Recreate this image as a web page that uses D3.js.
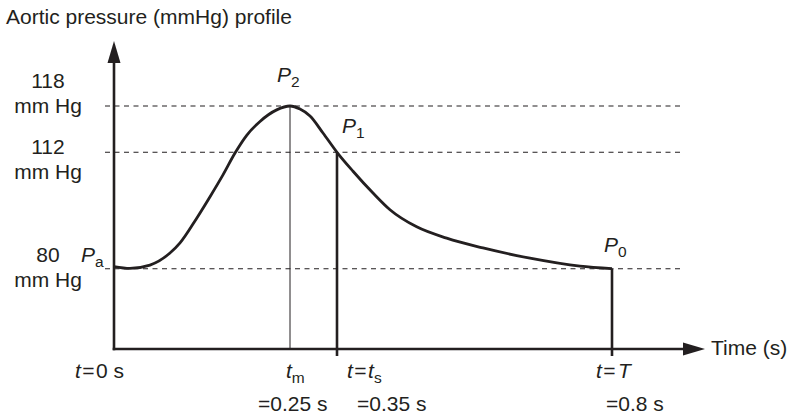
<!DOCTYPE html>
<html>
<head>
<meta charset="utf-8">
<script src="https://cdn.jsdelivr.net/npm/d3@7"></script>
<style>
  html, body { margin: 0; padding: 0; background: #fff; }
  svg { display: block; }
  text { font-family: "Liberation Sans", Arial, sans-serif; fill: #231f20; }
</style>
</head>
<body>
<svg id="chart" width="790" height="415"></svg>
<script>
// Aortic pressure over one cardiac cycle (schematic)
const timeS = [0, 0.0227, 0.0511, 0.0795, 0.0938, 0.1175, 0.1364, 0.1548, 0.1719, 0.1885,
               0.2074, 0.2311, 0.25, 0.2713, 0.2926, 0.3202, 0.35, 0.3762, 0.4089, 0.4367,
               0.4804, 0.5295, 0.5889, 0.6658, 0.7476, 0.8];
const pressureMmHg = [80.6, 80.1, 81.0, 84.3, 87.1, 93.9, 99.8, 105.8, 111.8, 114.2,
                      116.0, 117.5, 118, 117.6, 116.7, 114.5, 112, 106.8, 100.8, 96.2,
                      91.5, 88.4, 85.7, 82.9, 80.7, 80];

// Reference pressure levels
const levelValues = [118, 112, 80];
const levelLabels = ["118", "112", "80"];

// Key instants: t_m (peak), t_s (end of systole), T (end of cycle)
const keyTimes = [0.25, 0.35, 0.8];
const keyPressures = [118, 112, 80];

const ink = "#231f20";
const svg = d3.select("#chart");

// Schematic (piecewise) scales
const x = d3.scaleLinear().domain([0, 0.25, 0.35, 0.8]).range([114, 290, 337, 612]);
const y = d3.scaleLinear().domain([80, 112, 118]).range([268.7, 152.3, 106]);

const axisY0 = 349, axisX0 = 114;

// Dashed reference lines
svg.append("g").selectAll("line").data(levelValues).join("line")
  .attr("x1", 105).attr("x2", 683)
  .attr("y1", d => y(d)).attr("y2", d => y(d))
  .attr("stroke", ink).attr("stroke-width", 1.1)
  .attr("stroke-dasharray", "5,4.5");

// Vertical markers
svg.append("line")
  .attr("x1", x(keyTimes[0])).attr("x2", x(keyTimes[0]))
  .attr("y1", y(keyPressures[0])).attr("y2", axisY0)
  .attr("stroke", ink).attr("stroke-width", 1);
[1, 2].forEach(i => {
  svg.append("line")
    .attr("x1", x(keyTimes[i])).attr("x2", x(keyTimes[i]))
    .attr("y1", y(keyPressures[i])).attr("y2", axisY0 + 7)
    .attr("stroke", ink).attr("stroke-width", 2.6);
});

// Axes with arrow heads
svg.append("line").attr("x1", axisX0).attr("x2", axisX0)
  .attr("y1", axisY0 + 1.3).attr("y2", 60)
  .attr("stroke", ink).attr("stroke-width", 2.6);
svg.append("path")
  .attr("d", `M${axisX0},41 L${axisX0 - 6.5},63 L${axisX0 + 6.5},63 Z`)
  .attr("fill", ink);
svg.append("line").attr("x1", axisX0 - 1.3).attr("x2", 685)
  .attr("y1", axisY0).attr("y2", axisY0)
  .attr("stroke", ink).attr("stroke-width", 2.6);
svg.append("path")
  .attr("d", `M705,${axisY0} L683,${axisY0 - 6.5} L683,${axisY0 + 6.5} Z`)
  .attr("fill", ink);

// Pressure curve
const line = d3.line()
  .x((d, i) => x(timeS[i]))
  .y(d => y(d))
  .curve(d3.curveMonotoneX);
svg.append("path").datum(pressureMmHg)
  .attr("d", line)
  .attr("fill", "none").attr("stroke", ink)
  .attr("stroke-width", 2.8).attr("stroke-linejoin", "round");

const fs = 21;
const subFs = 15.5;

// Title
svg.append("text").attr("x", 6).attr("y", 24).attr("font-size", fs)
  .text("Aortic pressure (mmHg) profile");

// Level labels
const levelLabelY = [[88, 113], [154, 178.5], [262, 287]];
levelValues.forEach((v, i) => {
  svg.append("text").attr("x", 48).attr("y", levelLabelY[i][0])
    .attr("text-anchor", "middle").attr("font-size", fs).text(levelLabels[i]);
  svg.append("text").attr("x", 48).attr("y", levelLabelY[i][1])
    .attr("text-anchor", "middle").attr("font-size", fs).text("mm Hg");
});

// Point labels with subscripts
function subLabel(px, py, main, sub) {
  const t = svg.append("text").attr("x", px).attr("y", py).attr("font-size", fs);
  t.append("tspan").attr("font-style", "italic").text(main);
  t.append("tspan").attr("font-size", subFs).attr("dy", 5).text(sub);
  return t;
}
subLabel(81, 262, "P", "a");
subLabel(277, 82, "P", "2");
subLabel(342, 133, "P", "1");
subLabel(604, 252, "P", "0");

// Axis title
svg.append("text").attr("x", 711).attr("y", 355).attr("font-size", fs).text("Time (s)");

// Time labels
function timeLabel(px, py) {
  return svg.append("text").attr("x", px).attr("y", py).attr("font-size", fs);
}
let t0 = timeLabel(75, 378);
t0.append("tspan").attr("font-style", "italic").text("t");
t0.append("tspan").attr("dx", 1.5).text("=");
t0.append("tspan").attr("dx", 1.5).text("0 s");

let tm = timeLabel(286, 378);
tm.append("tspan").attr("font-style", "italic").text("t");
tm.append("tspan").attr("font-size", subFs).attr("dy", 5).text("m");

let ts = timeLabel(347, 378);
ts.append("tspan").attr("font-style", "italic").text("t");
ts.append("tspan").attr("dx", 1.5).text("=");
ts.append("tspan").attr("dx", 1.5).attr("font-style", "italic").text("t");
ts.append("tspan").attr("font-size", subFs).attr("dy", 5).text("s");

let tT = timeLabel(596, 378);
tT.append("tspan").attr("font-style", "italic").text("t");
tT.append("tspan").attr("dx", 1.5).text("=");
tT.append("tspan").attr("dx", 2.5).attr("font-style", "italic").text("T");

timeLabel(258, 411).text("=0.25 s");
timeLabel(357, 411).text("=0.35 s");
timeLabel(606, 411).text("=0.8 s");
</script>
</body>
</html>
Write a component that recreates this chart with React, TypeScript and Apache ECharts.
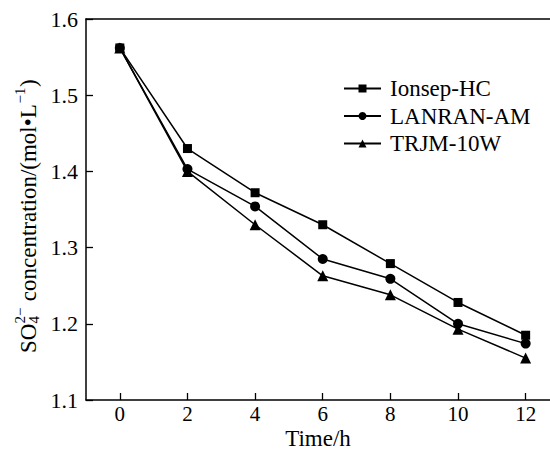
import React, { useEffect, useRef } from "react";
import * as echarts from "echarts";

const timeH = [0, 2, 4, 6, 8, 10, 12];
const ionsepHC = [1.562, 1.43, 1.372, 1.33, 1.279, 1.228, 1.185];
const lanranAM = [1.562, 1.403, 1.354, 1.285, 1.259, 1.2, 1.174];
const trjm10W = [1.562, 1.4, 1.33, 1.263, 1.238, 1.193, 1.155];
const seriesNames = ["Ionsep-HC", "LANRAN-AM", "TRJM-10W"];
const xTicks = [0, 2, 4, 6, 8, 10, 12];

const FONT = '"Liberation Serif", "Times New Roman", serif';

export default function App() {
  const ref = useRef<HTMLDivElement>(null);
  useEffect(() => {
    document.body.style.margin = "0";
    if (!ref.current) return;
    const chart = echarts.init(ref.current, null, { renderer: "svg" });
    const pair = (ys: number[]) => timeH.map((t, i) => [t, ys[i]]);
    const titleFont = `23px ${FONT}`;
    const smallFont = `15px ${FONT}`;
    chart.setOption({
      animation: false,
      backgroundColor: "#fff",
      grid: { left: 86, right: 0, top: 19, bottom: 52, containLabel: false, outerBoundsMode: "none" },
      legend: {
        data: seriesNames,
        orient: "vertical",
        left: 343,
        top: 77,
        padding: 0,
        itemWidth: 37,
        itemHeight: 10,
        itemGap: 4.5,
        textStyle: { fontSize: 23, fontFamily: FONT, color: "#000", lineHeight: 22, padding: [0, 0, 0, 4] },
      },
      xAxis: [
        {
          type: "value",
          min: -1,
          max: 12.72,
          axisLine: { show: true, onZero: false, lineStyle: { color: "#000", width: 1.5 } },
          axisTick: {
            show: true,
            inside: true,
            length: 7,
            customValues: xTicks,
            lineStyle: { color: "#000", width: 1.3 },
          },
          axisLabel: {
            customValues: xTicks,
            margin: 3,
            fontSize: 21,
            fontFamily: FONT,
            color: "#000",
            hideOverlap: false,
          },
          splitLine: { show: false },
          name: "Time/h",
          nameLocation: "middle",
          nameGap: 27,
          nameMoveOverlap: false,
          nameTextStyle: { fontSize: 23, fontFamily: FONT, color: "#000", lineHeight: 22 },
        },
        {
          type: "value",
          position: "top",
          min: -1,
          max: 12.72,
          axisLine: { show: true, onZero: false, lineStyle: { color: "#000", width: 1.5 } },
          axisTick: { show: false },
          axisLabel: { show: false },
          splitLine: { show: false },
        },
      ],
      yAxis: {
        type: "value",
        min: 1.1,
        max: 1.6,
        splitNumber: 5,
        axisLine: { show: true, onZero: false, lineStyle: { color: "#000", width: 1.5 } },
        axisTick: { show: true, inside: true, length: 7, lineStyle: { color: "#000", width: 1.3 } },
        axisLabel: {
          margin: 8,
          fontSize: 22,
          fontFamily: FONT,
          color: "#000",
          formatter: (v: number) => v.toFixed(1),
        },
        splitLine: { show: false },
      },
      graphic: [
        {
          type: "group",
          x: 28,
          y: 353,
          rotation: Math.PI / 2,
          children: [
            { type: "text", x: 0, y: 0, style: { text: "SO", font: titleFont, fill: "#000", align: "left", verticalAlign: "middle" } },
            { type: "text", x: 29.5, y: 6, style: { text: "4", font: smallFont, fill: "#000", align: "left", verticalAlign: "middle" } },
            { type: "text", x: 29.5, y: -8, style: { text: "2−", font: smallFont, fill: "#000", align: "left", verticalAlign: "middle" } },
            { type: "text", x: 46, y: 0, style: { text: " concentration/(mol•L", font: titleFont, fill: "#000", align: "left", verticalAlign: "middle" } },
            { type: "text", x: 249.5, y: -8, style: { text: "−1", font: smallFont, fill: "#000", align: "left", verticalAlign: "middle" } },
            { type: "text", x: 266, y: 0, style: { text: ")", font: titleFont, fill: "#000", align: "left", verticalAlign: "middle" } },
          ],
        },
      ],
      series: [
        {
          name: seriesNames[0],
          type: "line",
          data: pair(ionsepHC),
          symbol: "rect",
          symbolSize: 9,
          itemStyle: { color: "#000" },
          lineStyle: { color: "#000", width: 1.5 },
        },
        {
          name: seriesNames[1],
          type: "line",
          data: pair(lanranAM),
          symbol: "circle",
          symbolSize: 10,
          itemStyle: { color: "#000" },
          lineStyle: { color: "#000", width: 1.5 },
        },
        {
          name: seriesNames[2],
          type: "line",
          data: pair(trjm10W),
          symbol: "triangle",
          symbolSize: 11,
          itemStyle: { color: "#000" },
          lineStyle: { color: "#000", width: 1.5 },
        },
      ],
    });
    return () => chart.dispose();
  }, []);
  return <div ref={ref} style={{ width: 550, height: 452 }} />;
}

------------------------------------------------

Any pictures should be left out. Reproduce every line from the one holding "Write a component" down to the one holding "import * as", both of those lines included.

IN RESPONSE:
Write a component that recreates this chart with React, TypeScript and Apache ECharts.
import React, { useEffect, useRef } from "react";
import * as echarts from "echarts";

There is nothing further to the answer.